> [Task brief]: Make an exact copy of the lines, leaving the pictures out.

> [Recorded information]:
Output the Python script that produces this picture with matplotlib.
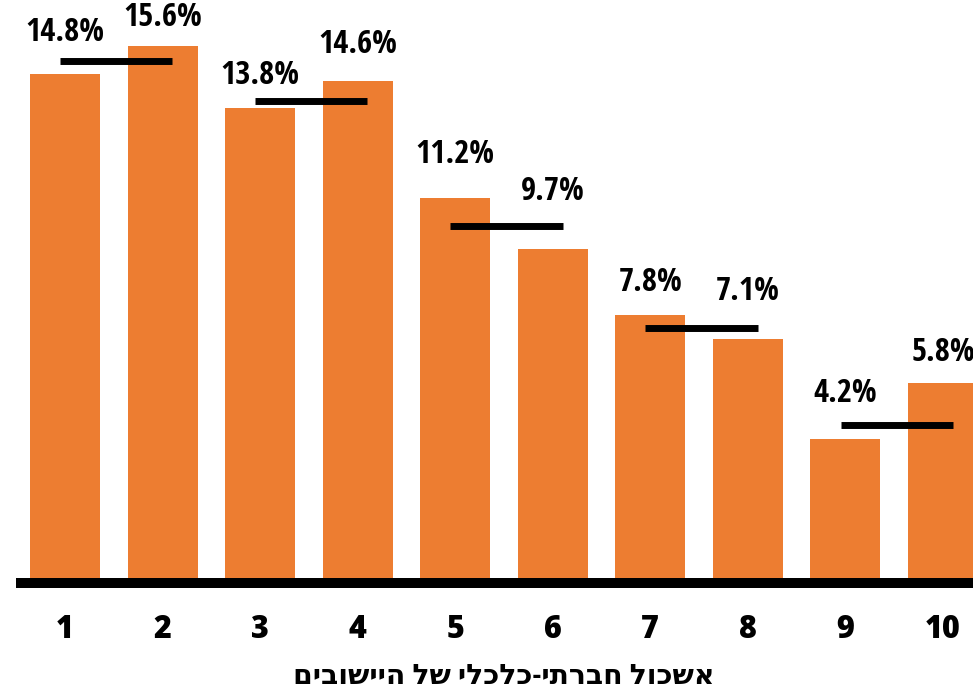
import matplotlib
matplotlib.use("Agg")
import matplotlib.pyplot as plt

# data
clusters = [1, 2, 3, 4, 5, 6, 7, 8, 9, 10]
tick_labels = ["1", "2", "3", "4", "5", "6", "7", "8", "9", "10"]
shares = [14.8, 15.6, 13.8, 14.6, 11.2, 9.7, 7.8, 7.1, 4.2, 5.8]
pair_avgs = [15.16, 14.0, 10.38, 7.41, 4.58]
xlabel = "אשכול חברתי-כלכלי של היישובים"

# label offsets above bar / pair line, in pixels
label_pad = [29, 29, 26, 36, 43, 34, 32, 37, 32, 31]

orange = "#ED7D31"
fig = plt.figure(figsize=(9.73, 6.92), dpi=100)
ax = fig.add_axes([0, 109 / 692, 1, 583 / 692])

ppu_x = 97.55
ax.set_xlim(1 - 65 / ppu_x, 1 + (973 - 65) / ppu_x)
ax.set_ylim(0, 583 / 34.4)

ax.bar(clusters, shares, width=70 / ppu_x, color=orange, zorder=1)

# pair average lines
for i, avg in enumerate(pair_avgs):
    x0 = clusters[2 * i] - 0.05
    x1 = clusters[2 * i + 1] + 0.1
    ax.plot([x0, x1], [avg, avg], color="black", lw=5, solid_capstyle="butt", zorder=3)

# baseline
ax.plot([1 - 49 / ppu_x, 11], [0, 0], color="black", lw=7.2, solid_capstyle="butt",
        zorder=4, clip_on=False)

for i, (x, v) in enumerate(zip(clusters, shares)):
    top = max(v, pair_avgs[i // 2])
    ax.annotate(f"{v}%", (x, top), xytext=(0, label_pad[i] * 0.72),
                textcoords="offset points", ha="center", va="center",
                family="Open Sans Condensed", weight="bold", size=23.5,
                zorder=5)

xl = ax.get_xlim()
for x, t in zip(clusters, tick_labels):
    fig.text((x - xl[0]) / (xl[1] - xl[0]), 1 - 630 / 692, t, ha="center", va="center",
             fontsize=22, fontweight=800, family="Open Sans")

fig.text(504 / 973, 1 - 677 / 692, xlabel[::-1], ha="center", va="center",
         fontsize=20.3, fontweight="bold",
         family=["Open Sans Condensed", "Open Sans", "DejaVu Sans"])

ax.axis("off")
fig.savefig("out.png", dpi=100)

> [Complete response]:
Output the Python script that produces this picture with matplotlib.
import matplotlib
matplotlib.use("Agg")
import matplotlib.pyplot as plt

# data
clusters = [1, 2, 3, 4, 5, 6, 7, 8, 9, 10]
tick_labels = ["1", "2", "3", "4", "5", "6", "7", "8", "9", "10"]
shares = [14.8, 15.6, 13.8, 14.6, 11.2, 9.7, 7.8, 7.1, 4.2, 5.8]
pair_avgs = [15.16, 14.0, 10.38, 7.41, 4.58]
xlabel = "אשכול חברתי-כלכלי של היישובים"

# label offsets above bar / pair line, in pixels
label_pad = [29, 29, 26, 36, 43, 34, 32, 37, 32, 31]

orange = "#ED7D31"
fig = plt.figure(figsize=(9.73, 6.92), dpi=100)
ax = fig.add_axes([0, 109 / 692, 1, 583 / 692])

ppu_x = 97.55
ax.set_xlim(1 - 65 / ppu_x, 1 + (973 - 65) / ppu_x)
ax.set_ylim(0, 583 / 34.4)

ax.bar(clusters, shares, width=70 / ppu_x, color=orange, zorder=1)

# pair average lines
for i, avg in enumerate(pair_avgs):
    x0 = clusters[2 * i] - 0.05
    x1 = clusters[2 * i + 1] + 0.1
    ax.plot([x0, x1], [avg, avg], color="black", lw=5, solid_capstyle="butt", zorder=3)

# baseline
ax.plot([1 - 49 / ppu_x, 11], [0, 0], color="black", lw=7.2, solid_capstyle="butt",
        zorder=4, clip_on=False)

for i, (x, v) in enumerate(zip(clusters, shares)):
    top = max(v, pair_avgs[i // 2])
    ax.annotate(f"{v}%", (x, top), xytext=(0, label_pad[i] * 0.72),
                textcoords="offset points", ha="center", va="center",
                family="Open Sans Condensed", weight="bold", size=23.5,
                zorder=5)

xl = ax.get_xlim()
for x, t in zip(clusters, tick_labels):
    fig.text((x - xl[0]) / (xl[1] - xl[0]), 1 - 630 / 692, t, ha="center", va="center",
             fontsize=22, fontweight=800, family="Open Sans")

fig.text(504 / 973, 1 - 677 / 692, xlabel[::-1], ha="center", va="center",
         fontsize=20.3, fontweight="bold",
         family=["Open Sans Condensed", "Open Sans", "DejaVu Sans"])

ax.axis("off")
fig.savefig("out.png", dpi=100)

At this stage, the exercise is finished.